SUPPLIED DATA:
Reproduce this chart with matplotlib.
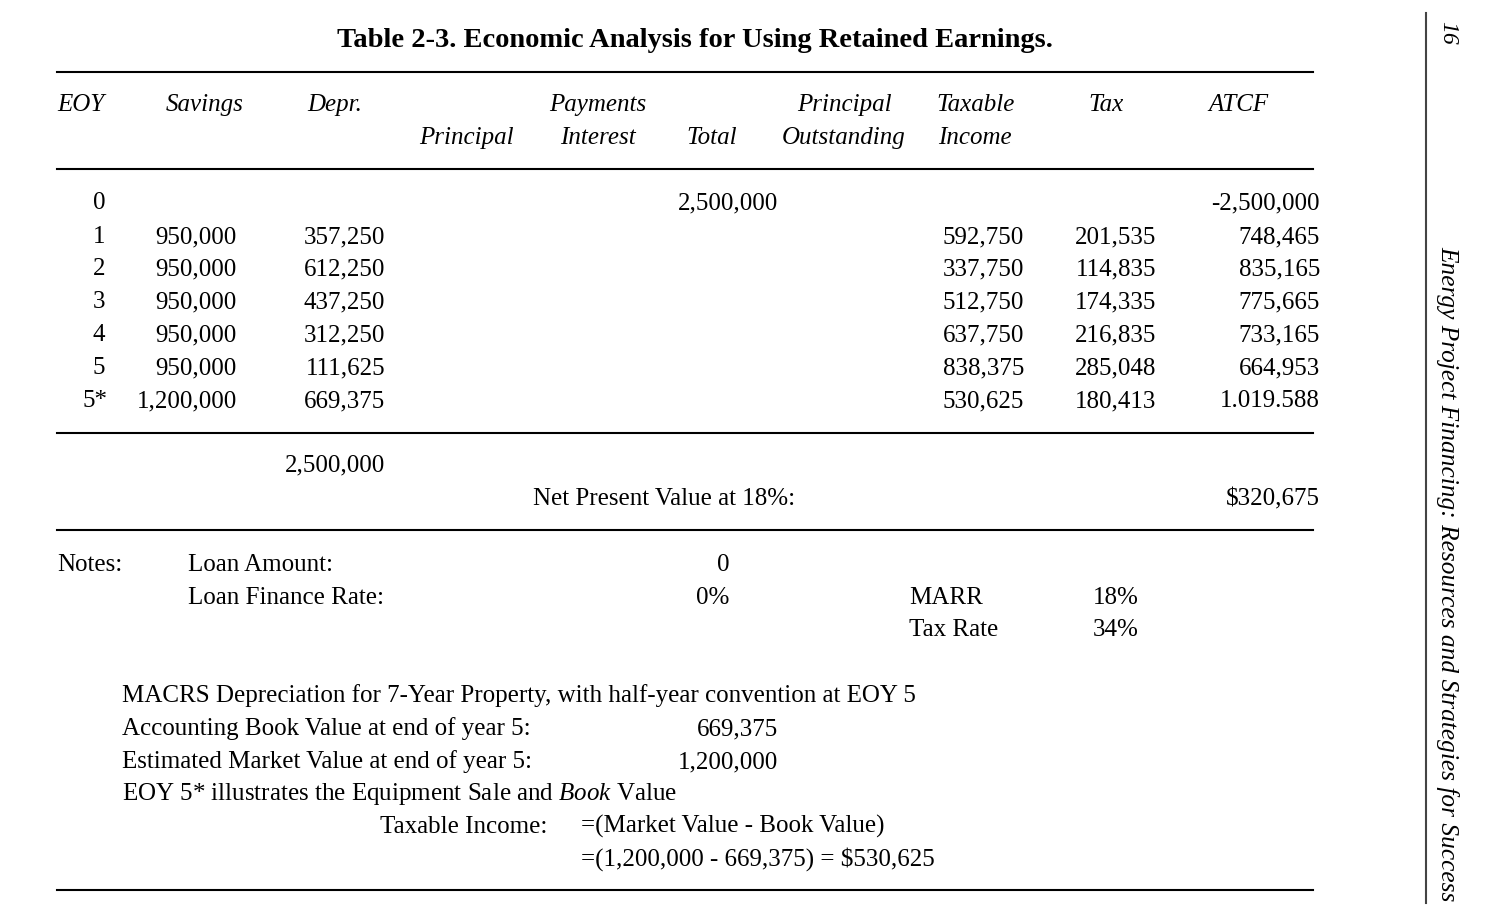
import matplotlib

matplotlib.use("Agg")
import matplotlib.pyplot as plt
from matplotlib.lines import Line2D

W, H = 1494, 910
FONT = "Liberation Serif"
FS = 18

plt.rcParams["mathtext.fontset"] = "custom"
plt.rcParams["mathtext.rm"] = FONT
plt.rcParams["mathtext.it"] = FONT + ":italic"

# ---- table content --------------------------------------------------------
title = "Table 2-3. Economic Analysis for Using Retained Earnings."
eoy = ["0", "1", "2", "3", "4", "5", "5*"]
savings = ["", "950,000", "950,000", "950,000", "950,000", "950,000", "1,200,000"]
depr = ["", "357,250", "612,250", "437,250", "312,250", "111,625", "669,375"]
total = ["2,500,000", "", "", "", "", "", ""]
taxable = ["", "592,750", "337,750", "512,750", "637,750", "838,375", "530,625"]
tax = ["", "201,535", "114,835", "174,335", "216,835", "285,048", "180,413"]
atcf = ["-2,500,000", "748,465", "835,165", "775,665", "733,165", "664,953", "1.019.588"]
depr_total = "2,500,000"
npv_label = "Net Present Value at 18%:"
npv = "$320,675"
loan_amount, loan_rate, marr, tax_rate = "0", "0%", "18%", "34%"
book_value, market_value = "669,375", "1,200,000"
sale_income = "$530,625"
running_head = "Energy Project Financing: Resources and Strategies for Success"
page_no = "16"

fig = plt.figure(figsize=(W / 100, H / 100), dpi=100)
fig.patch.set_facecolor("white")


def t(x, y, s, ha="left", style="normal", weight="normal", size=FS, **kw):
    """Text at pixel position (x, baseline y) measured from the top-left."""
    fig.text(x / W, 1 - y / H, s, ha=ha, va="baseline", family=FONT,
             style=style, weight=weight, fontsize=size, **kw)


def hline(y, x0=57, x1=1313):
    fig.add_artist(Line2D([x0 / W, x1 / W], [1 - y / H, 1 - y / H],
                          color="black", lw=1.5, transform=fig.transFigure))


t(695, 47, title, ha="center", weight="bold", size=20.5)

for y in (72, 169, 433, 530, 890):
    hline(y)

# header (italic); x = centre of each label
hdr1 = [(205, "Savings"), (335, "Depr."), (598, "Payments"),
        (844, "Principal"), (976, "Taxable"), (1106, "Tax"), (1238, "ATCF")]
hdr2 = [(466, "Principal"), (598, "Interest"), (712, "Total"),
        (844, "Outstanding"), (975, "Income")]
t(57, 111, "EOY", style="italic")
for x, s in hdr1:
    t(x, 111, s, ha="center", style="italic")
for x, s in hdr2:
    t(x, 144, s, ha="center", style="italic")

# body rows
row_y = [209, 243, 275, 308, 341, 374, 407]
for i, y in enumerate(row_y):
    t(99 if eoy[i] != "5*" else 95, y, eoy[i], ha="center")
    t(237, y, savings[i], ha="right")
    t(385, y, depr[i], ha="right")
    t(778, y, total[i], ha="right")
    t(1024, y, taxable[i], ha="right")
    t(1156, y, tax[i], ha="right")
    t(1320, y, atcf[i], ha="right")

t(385, 471, depr_total, ha="right")
t(795, 505, npv_label, ha="right")
t(1320, 505, npv, ha="right")

# notes
t(57, 571, "Notes:")
t(188, 571, "Loan Amount:")
t(723, 571, loan_amount, ha="center")
t(188, 604, "Loan Finance Rate:")
t(696, 604, loan_rate)
t(909, 604, "MARR")
t(1093, 604, marr)
t(909, 636, "Tax Rate")
t(1093, 636, tax_rate)

t(122, 702, "MACRS Depreciation for 7-Year Property, with half-year convention at EOY 5")
t(122, 735, "Accounting Book Value at end of year 5:")
t(778, 735, book_value, ha="right")
t(122, 768, "Estimated Market Value at end of year 5:")
t(778, 768, market_value, ha="right")
t(122, 800, r"EOY 5* illustrates the Equipment Sale and $\mathit{Book}$ Value")
t(547, 833, "Taxable Income:", ha="right")
t(581, 833, "=(Market Value - Book Value)")
t(581, 866, f"=({market_value} - {book_value}) = {sale_income}")

# running head on the right margin
fig.add_artist(Line2D([1426 / W, 1426 / W], [1 - 13 / H, 1 - 903 / H],
                      color="#444444", lw=1.5, transform=fig.transFigure))
fig.text(1448 / W, 1 - 33 / H, page_no, rotation=-90, ha="center", va="center",
         family=FONT, style="italic", fontsize=17)
fig.text(1448 / W, 1 - 574 / H, running_head, rotation=-90, ha="center", va="center",
         family=FONT, style="italic", fontsize=18.3)

fig.savefig("out.png", dpi=100, facecolor="white")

WRITTEN EXERCISE: Copy each line exactly, and leave the pictures out of your copy.

OUTPUT BELOW:
Reproduce this chart with matplotlib.
import matplotlib

matplotlib.use("Agg")
import matplotlib.pyplot as plt
from matplotlib.lines import Line2D

W, H = 1494, 910
FONT = "Liberation Serif"
FS = 18

plt.rcParams["mathtext.fontset"] = "custom"
plt.rcParams["mathtext.rm"] = FONT
plt.rcParams["mathtext.it"] = FONT + ":italic"

# ---- table content --------------------------------------------------------
title = "Table 2-3. Economic Analysis for Using Retained Earnings."
eoy = ["0", "1", "2", "3", "4", "5", "5*"]
savings = ["", "950,000", "950,000", "950,000", "950,000", "950,000", "1,200,000"]
depr = ["", "357,250", "612,250", "437,250", "312,250", "111,625", "669,375"]
total = ["2,500,000", "", "", "", "", "", ""]
taxable = ["", "592,750", "337,750", "512,750", "637,750", "838,375", "530,625"]
tax = ["", "201,535", "114,835", "174,335", "216,835", "285,048", "180,413"]
atcf = ["-2,500,000", "748,465", "835,165", "775,665", "733,165", "664,953", "1.019.588"]
depr_total = "2,500,000"
npv_label = "Net Present Value at 18%:"
npv = "$320,675"
loan_amount, loan_rate, marr, tax_rate = "0", "0%", "18%", "34%"
book_value, market_value = "669,375", "1,200,000"
sale_income = "$530,625"
running_head = "Energy Project Financing: Resources and Strategies for Success"
page_no = "16"

fig = plt.figure(figsize=(W / 100, H / 100), dpi=100)
fig.patch.set_facecolor("white")


def t(x, y, s, ha="left", style="normal", weight="normal", size=FS, **kw):
    """Text at pixel position (x, baseline y) measured from the top-left."""
    fig.text(x / W, 1 - y / H, s, ha=ha, va="baseline", family=FONT,
             style=style, weight=weight, fontsize=size, **kw)


def hline(y, x0=57, x1=1313):
    fig.add_artist(Line2D([x0 / W, x1 / W], [1 - y / H, 1 - y / H],
                          color="black", lw=1.5, transform=fig.transFigure))


t(695, 47, title, ha="center", weight="bold", size=20.5)

for y in (72, 169, 433, 530, 890):
    hline(y)

# header (italic); x = centre of each label
hdr1 = [(205, "Savings"), (335, "Depr."), (598, "Payments"),
        (844, "Principal"), (976, "Taxable"), (1106, "Tax"), (1238, "ATCF")]
hdr2 = [(466, "Principal"), (598, "Interest"), (712, "Total"),
        (844, "Outstanding"), (975, "Income")]
t(57, 111, "EOY", style="italic")
for x, s in hdr1:
    t(x, 111, s, ha="center", style="italic")
for x, s in hdr2:
    t(x, 144, s, ha="center", style="italic")

# body rows
row_y = [209, 243, 275, 308, 341, 374, 407]
for i, y in enumerate(row_y):
    t(99 if eoy[i] != "5*" else 95, y, eoy[i], ha="center")
    t(237, y, savings[i], ha="right")
    t(385, y, depr[i], ha="right")
    t(778, y, total[i], ha="right")
    t(1024, y, taxable[i], ha="right")
    t(1156, y, tax[i], ha="right")
    t(1320, y, atcf[i], ha="right")

t(385, 471, depr_total, ha="right")
t(795, 505, npv_label, ha="right")
t(1320, 505, npv, ha="right")

# notes
t(57, 571, "Notes:")
t(188, 571, "Loan Amount:")
t(723, 571, loan_amount, ha="center")
t(188, 604, "Loan Finance Rate:")
t(696, 604, loan_rate)
t(909, 604, "MARR")
t(1093, 604, marr)
t(909, 636, "Tax Rate")
t(1093, 636, tax_rate)

t(122, 702, "MACRS Depreciation for 7-Year Property, with half-year convention at EOY 5")
t(122, 735, "Accounting Book Value at end of year 5:")
t(778, 735, book_value, ha="right")
t(122, 768, "Estimated Market Value at end of year 5:")
t(778, 768, market_value, ha="right")
t(122, 800, r"EOY 5* illustrates the Equipment Sale and $\mathit{Book}$ Value")
t(547, 833, "Taxable Income:", ha="right")
t(581, 833, "=(Market Value - Book Value)")
t(581, 866, f"=({market_value} - {book_value}) = {sale_income}")

# running head on the right margin
fig.add_artist(Line2D([1426 / W, 1426 / W], [1 - 13 / H, 1 - 903 / H],
                      color="#444444", lw=1.5, transform=fig.transFigure))
fig.text(1448 / W, 1 - 33 / H, page_no, rotation=-90, ha="center", va="center",
         family=FONT, style="italic", fontsize=17)
fig.text(1448 / W, 1 - 574 / H, running_head, rotation=-90, ha="center", va="center",
         family=FONT, style="italic", fontsize=18.3)

fig.savefig("out.png", dpi=100, facecolor="white")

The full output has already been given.